Could you tell us a little about the larger team working on the project?


The DRIVE project involves multiple partners and implementing agencies across different countries and the regional entity. Collaboration within the team is paramount. We have core members, TTLs, and country leads working together seamlessly. Our strong unity recently earned us the Equitable Growth, Finance, and Institutions Vice President Unit Award.


What are some factors that drive the success of this project?


The success of this project relies on the expertise of our global team, alongside dedication and cohesion among all team members.
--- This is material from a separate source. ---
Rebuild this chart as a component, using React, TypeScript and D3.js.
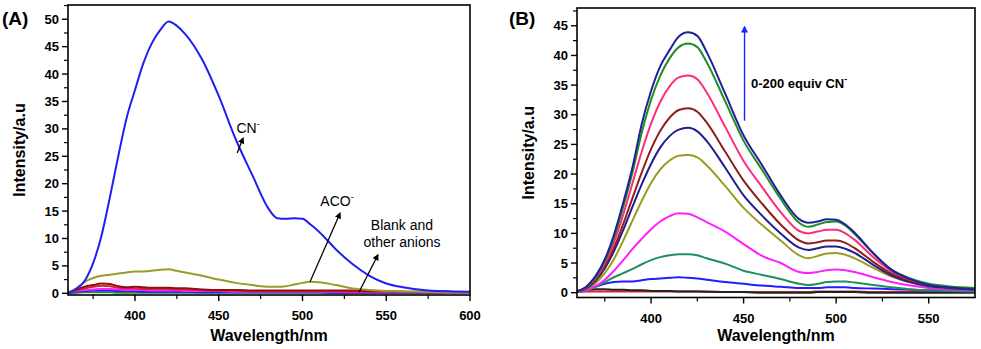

Additionally, substantial funding is essential, and we are fortunate to have financial support from the Global Shield Financing Facility and the Disaster Protection Program in London.


What’s in the pipeline for the project?


We aim to get an impact evaluation for the project off the ground this year. It’s one thing to monitor results, like the number of people covered, where they were covered, and how many women were covered. However, these numbers don’t tell you if the intervention has actually led to changes in behaviour and outcomes.
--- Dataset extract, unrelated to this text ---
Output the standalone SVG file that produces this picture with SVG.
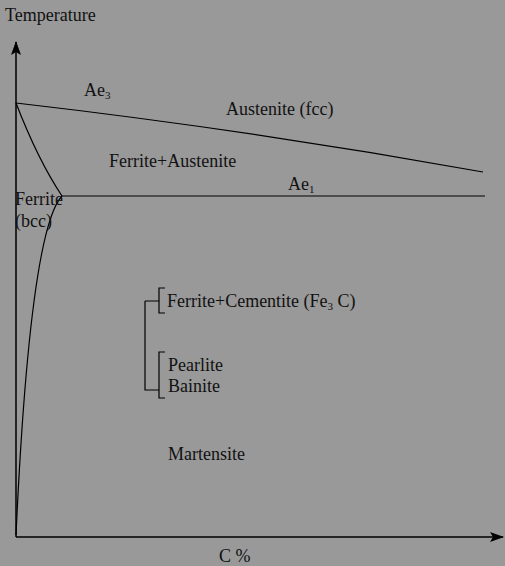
<svg xmlns="http://www.w3.org/2000/svg" width="505" height="566" viewBox="0 0 505 566">
  <style>
    text { font-family: "Liberation Serif", "Times New Roman", serif; font-size: 18px; fill: #111; }
    .sub { font-size: 11px; }
    .ln { fill: none; stroke: #000; stroke-width: 1.2; }
    .ax { fill: none; stroke: #000; stroke-width: 1.5; }
  </style>
  <defs>
    <marker id="arr" viewBox="0 0 14 10" refX="13" refY="5" markerWidth="14" markerHeight="10" markerUnits="userSpaceOnUse" orient="auto">
      <path d="M0,0 L14,5 L0,10 L3,5 Z" fill="#000"/>
    </marker>
  </defs>
  <rect width="505" height="566" fill="#999999"/>

  <g id="axes">
    <line class="ax" x1="16" y1="537" x2="16" y2="42" marker-end="url(#arr)"/>
    <line class="ax" x1="16" y1="537" x2="503" y2="537" marker-end="url(#arr)"/>
  </g>

  <g id="connectors">
    <!-- Ae3 line -->
    <path class="ln" d="M16,103 Q250,130 483,172"/>
    <!-- Ae1 line -->
    <line class="ln" x1="62" y1="196" x2="485" y2="196"/>
    <!-- ferrite / austenite boundary -->
    <path class="ln" d="M16,103 Q38,160 62,196"/>
    <!-- ferrite solubility curve -->
    <path class="ln" d="M62,196 Q30,230 16,535"/>
    <!-- brackets -->
    <path class="ln" d="M145,301 H159 M145,301 V390 H159"/>
    <path class="ln" d="M165,288 H159 V313 H165"/>
    <path class="ln" d="M165,352 H159 V398 H165"/>
  </g>

  <g id="labels">
    <text x="5" y="21">Temperature</text>
    <text x="84" y="96">Ae<tspan class="sub" dy="3">3</tspan></text>
    <text x="226" y="115">Austenite (fcc)</text>
    <text x="109" y="167">Ferrite+Austenite</text>
    <text x="288" y="190">Ae<tspan class="sub" dy="3">1</tspan></text>
    <text x="15" y="205">Ferrite</text>
    <text x="15" y="227">(bcc)</text>
    <text x="167" y="307">Ferrite+Cementite (Fe<tspan class="sub" dy="3">3</tspan><tspan dy="-3"> C)</tspan></text>
    <text x="168" y="371">Pearlite</text>
    <text x="168" y="392">Bainite</text>
    <text x="168" y="460">Martensite</text>
    <text x="219" y="562">C %</text>
  </g>
</svg>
In terms of expansion, we have received requests from South Sudan, Tanzania, and Uganda to join the DRIVE project. Countries from the wider Sahel, where this product is suitable, have shown interest too. Expansion can take place either through World Bank projects or other partners.



We want the project to outlive us! We want to make people aware of this project’s potential, through the COP, through every climate finance summit. Because, this is about mobilizing private capital for climate adaptation.